Channeling Ezra Taft Benson
When I said that I didn't think Mitt Romney (whose father was a serious early 1968 presidential hopeful) would be "channeling Ezra Taft Benson," this quote from Sherman Adams's First-Hand Report (p. 206) was what I had in mind. Benson was a two-term Secretary of Agriculture under Eisenhower:
Since he is one of the Twelve Apostles of the Mormon Church, everything that Benson does is deeply influenced by his religious faith. When Eisenhower offered him the Agriculture post, he hesitated at first, as he said afterward. "I told him that I had dedicated my remaining years to spiritual matters, that I had responded to the call of my church and that I was not sure that a minister of the Gospel belonged in the Cabinet." Eisenhower won him over, Benson recalled, by asking him in return if a position of responsibility in the government was not a spiritual job.

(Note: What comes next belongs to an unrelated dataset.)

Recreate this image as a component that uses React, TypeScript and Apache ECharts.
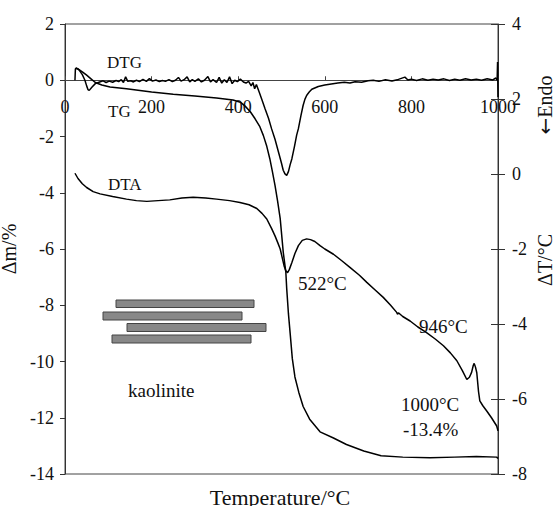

In Washington, Benson was sometimes difficult to deal with because he overlooked many of the required procedures of government work. Enveloped in a kind of celestial optimism, he was convinced that his big decisions were right and therefore bound to turn out for the best in the end.
Romney is from a political family, and it's clear that he's got more political sense than Benson did.
Massachussetts is hardly Utah. On the other hand, I don't think he'll be using this slogan.